• Your task: List all lines in the material below that contain "matplotlib".

::::::::

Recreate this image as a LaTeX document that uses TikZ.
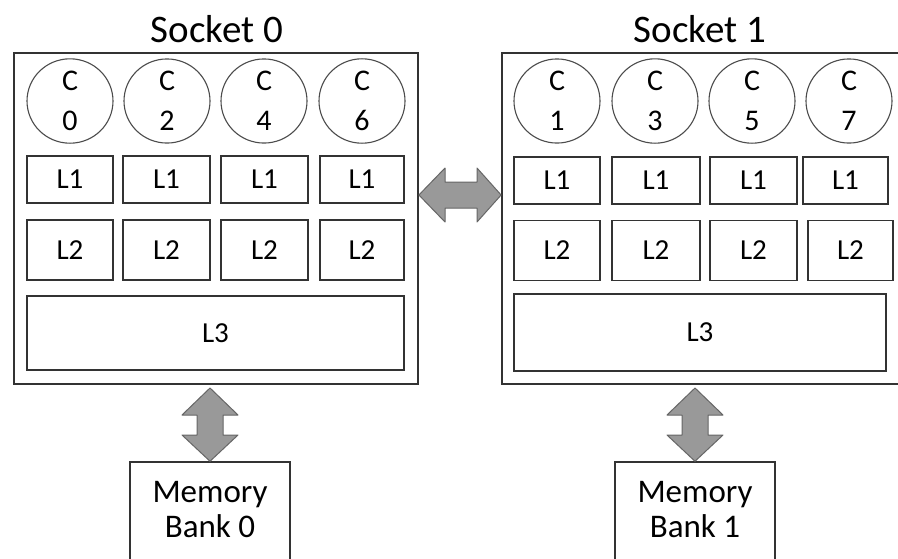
\documentclass[tikz,border=0pt]{standalone}
\usepackage{fontspec}
\setmainfont{Carlito}
\usetikzlibrary{shapes.geometric}
\begin{document}
\begin{tikzpicture}[x=1pt,y=-1pt,
  sockbox/.style={draw=black!80,line width=1.8pt,fill=white,rectangle,inner sep=0pt},
  cachebox/.style={draw=black!80,line width=1.5pt,fill=white,rectangle,inner sep=0pt,font=\fontsize{29}{31}\selectfont},
  corebox/.style={draw=black!70,line width=1.1pt,ellipse,inner sep=0pt,minimum width=86pt,minimum height=76pt,align=center,font=\fontsize{30}{40}\selectfont},
  membox/.style={draw=black!80,line width=1.5pt,fill=white,rectangle,inner sep=0pt,minimum width=160pt,minimum height=110pt},
  memtext/.style={font=\fontsize{33}{35}\selectfont,align=center,inner sep=0pt},
  bigarrow/.style={fill=black!40,draw=black!60,line width=1pt,line join=round},
  title/.style={font=\fontsize{39}{41}\selectfont,inner sep=0pt}
]
\useasboundingbox (0,0) rectangle (898,558);
\clip (0,0) rectangle (898,558);
\fill[white] (0,0) rectangle (898,558);
% sockets
\node[sockbox,minimum width=404pt,minimum height=331pt] (s0) at (216,218.5) {};
\node[sockbox,minimum width=404pt,minimum height=331pt] (s1) at (704,218.5) {};
\node[title] (t0) at (217,29) {Socket 0};
\node[title] (t1) at (700,29) {Socket 1};
% cores socket 0
\node[corebox] (c0) at (70,101) {C\\0};
\node[corebox] (c2) at (167,101) {C\\2};
\node[corebox] (c4) at (264,101) {C\\4};
\node[corebox] (c6) at (362,101) {C\\6};
% cores socket 1
\node[corebox] (c1) at (557,101) {C\\1};
\node[corebox] (c3) at (655,101) {C\\3};
\node[corebox] (c5) at (752,101) {C\\5};
\node[corebox] (c7) at (849,101) {C\\7};
% L1 socket 0
\node[cachebox,minimum width=86pt,minimum height=47pt] (a1) at (70,179.5) {L1};
\node[cachebox,minimum width=87pt,minimum height=47pt] (a2) at (166.5,179.5) {L1};
\node[cachebox,minimum width=87pt,minimum height=47pt] (a3) at (264.5,179.5) {L1};
\node[cachebox,minimum width=84pt,minimum height=47pt] (a4) at (362,179.5) {L1};
% L1 socket 1
\node[cachebox,minimum width=86pt,minimum height=47pt] (b1) at (557,180.5) {L1};
\node[cachebox,minimum width=88pt,minimum height=47pt] (b2) at (656,180.5) {L1};
\node[cachebox,minimum width=87pt,minimum height=47pt] (b3) at (753.5,180.5) {L1};
\node[cachebox,minimum width=85pt,minimum height=47pt] (b4) at (845.5,180.5) {L1};
% L2 socket 0
\node[cachebox,minimum width=86pt,minimum height=60pt] (a5) at (70,250) {L2};
\node[cachebox,minimum width=87pt,minimum height=60pt] (a6) at (166.5,250) {L2};
\node[cachebox,minimum width=87pt,minimum height=60pt] (a7) at (264.5,250) {L2};
\node[cachebox,minimum width=84pt,minimum height=60pt] (a8) at (362,250) {L2};
% L2 socket 1
\node[cachebox,minimum width=86pt,minimum height=60pt] (b5) at (557,250.5) {L2};
\node[cachebox,minimum width=88pt,minimum height=60pt] (b6) at (656,250.5) {L2};
\node[cachebox,minimum width=87pt,minimum height=60pt] (b7) at (753.5,250.5) {L2};
\node[cachebox,minimum width=85pt,minimum height=60pt] (b8) at (850.5,250.5) {L2};
% L3
\node[cachebox,minimum width=377pt,minimum height=74pt] (l30) at (215.5,333) {L3};
\node[cachebox,minimum width=372pt,minimum height=77pt] (l31) at (700,332.5) {L3};
% memory
\node[membox] (m0) at (210,517) {};
\node[memtext] (m0t) at (210,510) {Memory\\Bank 0};
\node[membox] (m1) at (695,517) {};
\node[memtext] (m1t) at (695,510) {Memory\\Bank 1};
% horizontal double arrow between sockets
\draw[bigarrow] (s0.east |- 0,195) -- (445,168) -- (445,182) -- (477,182) -- (477,168)
  -- (s1.west |- 0,195) -- (477,222) -- (477,208) -- (445,208) -- (445,222) -- cycle;
% vertical arrows to memory
\draw[bigarrow] (210,388) -- (238,415) -- (223,415) -- (223,435) -- (238,435)
  -- (m0.north) -- (182,435) -- (197,435) -- (197,415) -- (182,415) -- cycle;
\draw[bigarrow] (695,388) -- (723,415) -- (708,415) -- (708,435) -- (723,435)
  -- (m1.north) -- (667,435) -- (682,435) -- (682,415) -- (667,415) -- cycle;
\end{tikzpicture}
\end{document}
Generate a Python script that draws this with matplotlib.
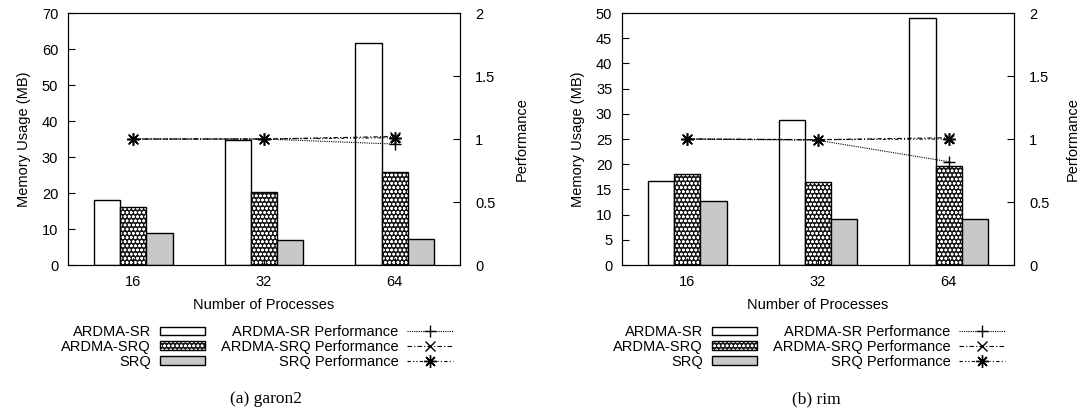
import numpy as np
import matplotlib
matplotlib.use("Agg")
from matplotlib import pyplot as plt
from matplotlib.patches import Patch
from matplotlib.lines import Line2D

plt.rcParams['font.family'] = ['Liberation Sans', 'DejaVu Sans']
plt.rcParams['font.size'] = 10.5
plt.rcParams['hatch.linewidth'] = 0.7

# dane
processes = ["16", "32", "64"]

garon2_sr = [18.0, 34.6, 61.6]
garon2_srq_ardma = [16.0, 20.4, 25.8]
garon2_srq = [8.8, 7.0, 7.1]
garon2_perf_sr = [1.0, 1.0, 0.96]
garon2_perf_srq_ardma = [1.0, 1.0, 1.02]
garon2_perf_srq = [1.0, 1.0, 1.01]

rim_sr = [16.6, 28.7, 49.1]
rim_srq_ardma = [18.0, 16.4, 19.6]
rim_srq = [12.8, 9.1, 9.1]
rim_perf_sr = [1.0, 0.99, 0.82]
rim_perf_srq_ardma = [1.0, 0.995, 1.01]
rim_perf_srq = [1.0, 0.995, 1.0]

fig = plt.figure(figsize=(10.84, 4.2), dpi=100)

asterisk = (8, 2, 0)
w = 0.2
ax_bottom = 0.369
ax_height = 0.6


def draw_panel(rect, mem, perf, ymax, ystep, caption, legend_center, caption_x, label_x):
    ax = fig.add_axes(rect)
    x = np.arange(len(processes))
    ax.bar(x - w, mem[0], w, facecolor="white", edgecolor="black", linewidth=1)
    ax.bar(x, mem[1], w, facecolor="#1a1a1a", edgecolor="white", hatch="oooo", linewidth=0)
    ax.bar(x, mem[1], w, fill=False, edgecolor="black", linewidth=1)
    ax.bar(x + w, mem[2], w, facecolor="#c8c8c8", edgecolor="black", linewidth=1)
    ax.set_xlim(-0.5, 2.5)
    ax.set_ylim(0, ymax)
    ax.set_yticks(np.arange(0, ymax + 0.1, ystep))
    ax.set_xticks(x)
    ax.set_xticklabels(processes)
    ax.tick_params(direction="in", length=5, pad=7)
    ax.set_xlabel("Number of Processes", labelpad=7)
    ax.set_ylabel("Memory Usage (MB)", labelpad=8)

    ax2 = ax.twinx()
    ax2.plot(x, perf[0], color="black", linestyle=(0, (1, 1)), linewidth=0.8,
             marker="+", markersize=9, markeredgewidth=1)
    ax2.plot(x, perf[1], color="black", linestyle=(0, (4, 2, 1, 2)), linewidth=0.8,
             marker="x", markersize=7, markeredgewidth=1)
    ax2.plot(x, perf[2], color="black", linestyle=(0, (3, 2, 1, 2, 1, 2)), linewidth=0.8,
             marker=asterisk, markersize=9, markeredgewidth=1.1)
    ax2.set_ylim(0, 2)
    ax2.set_yticks([0, 0.5, 1, 1.5, 2])
    ax2.set_yticklabels(["0", "0.5", "1", "1.5", "2"])
    ax2.tick_params(direction="in", length=5, pad=11)
    fig.text(label_x, ax_bottom + ax_height / 2, "Performance", rotation=90,
             ha="center", va="center")

    h_sr = Patch(facecolor="white", edgecolor="black", linewidth=1)
    h_ardma = (Patch(facecolor="#1a1a1a", edgecolor="white", hatch="oooo", linewidth=0),
               Patch(fill=False, edgecolor="black", linewidth=1))
    h_srq = Patch(facecolor="#c8c8c8", edgecolor="black", linewidth=1)
    l_sr = Line2D([], [], color="black", linestyle=(0, (1, 1)), linewidth=0.8,
                  marker="+", markersize=9)
    l_ardma = Line2D([], [], color="black", linestyle=(0, (4, 2, 1, 2)), linewidth=0.8,
                     marker="x", markersize=7)
    l_srq = Line2D([], [], color="black", linestyle=(0, (3, 2, 1, 2, 1, 2)), linewidth=0.8,
                   marker=asterisk, markersize=9)
    ax2.legend([h_sr, h_ardma, h_srq, l_sr, l_ardma, l_srq],
               ["ARDMA-SR", "ARDMA-SRQ", "SRQ",
                "ARDMA-SR Performance", "ARDMA-SRQ Performance", "SRQ Performance"],
               ncol=2, markerfirst=False, frameon=False, loc="upper center",
               bbox_to_anchor=(legend_center, 0.243), bbox_transform=fig.transFigure,
               handlelength=3.1, handleheight=0.55, labelspacing=0.05,
               columnspacing=1.1, handletextpad=0.6, borderpad=0, numpoints=1)

    fig.text(caption_x, 0.05, caption, ha="center", va="center",
             family="Liberation Serif", fontsize=12.5)


draw_panel([68 / 1084, ax_bottom, 392 / 1084, ax_height],
           [garon2_sr, garon2_srq_ardma, garon2_srq],
           [garon2_perf_sr, garon2_perf_srq_ardma, garon2_perf_srq],
           70, 10, "(a) garon2", 257 / 1084, 266 / 1084, 522 / 1084)

draw_panel([622 / 1084, ax_bottom, 392 / 1084, ax_height],
           [rim_sr, rim_srq_ardma, rim_srq],
           [rim_perf_sr, rim_perf_srq_ardma, rim_perf_srq],
           50, 5, "(b) rim", 809 / 1084, 816 / 1084, 1073 / 1084)

plt.savefig("out.png", dpi=100)
plt.close()
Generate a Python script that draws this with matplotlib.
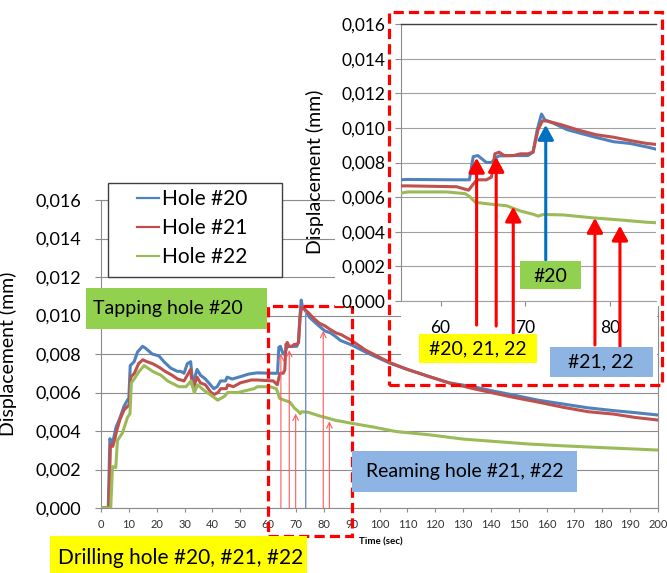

::::::::

• Output for this exercise:
Generate a Python script that draws this with matplotlib.
import matplotlib
matplotlib.use("Agg")
from matplotlib import pyplot as plt
from matplotlib.patches import Patch
from matplotlib.lines import Line2D
Generate a Python script that draws this with matplotlib.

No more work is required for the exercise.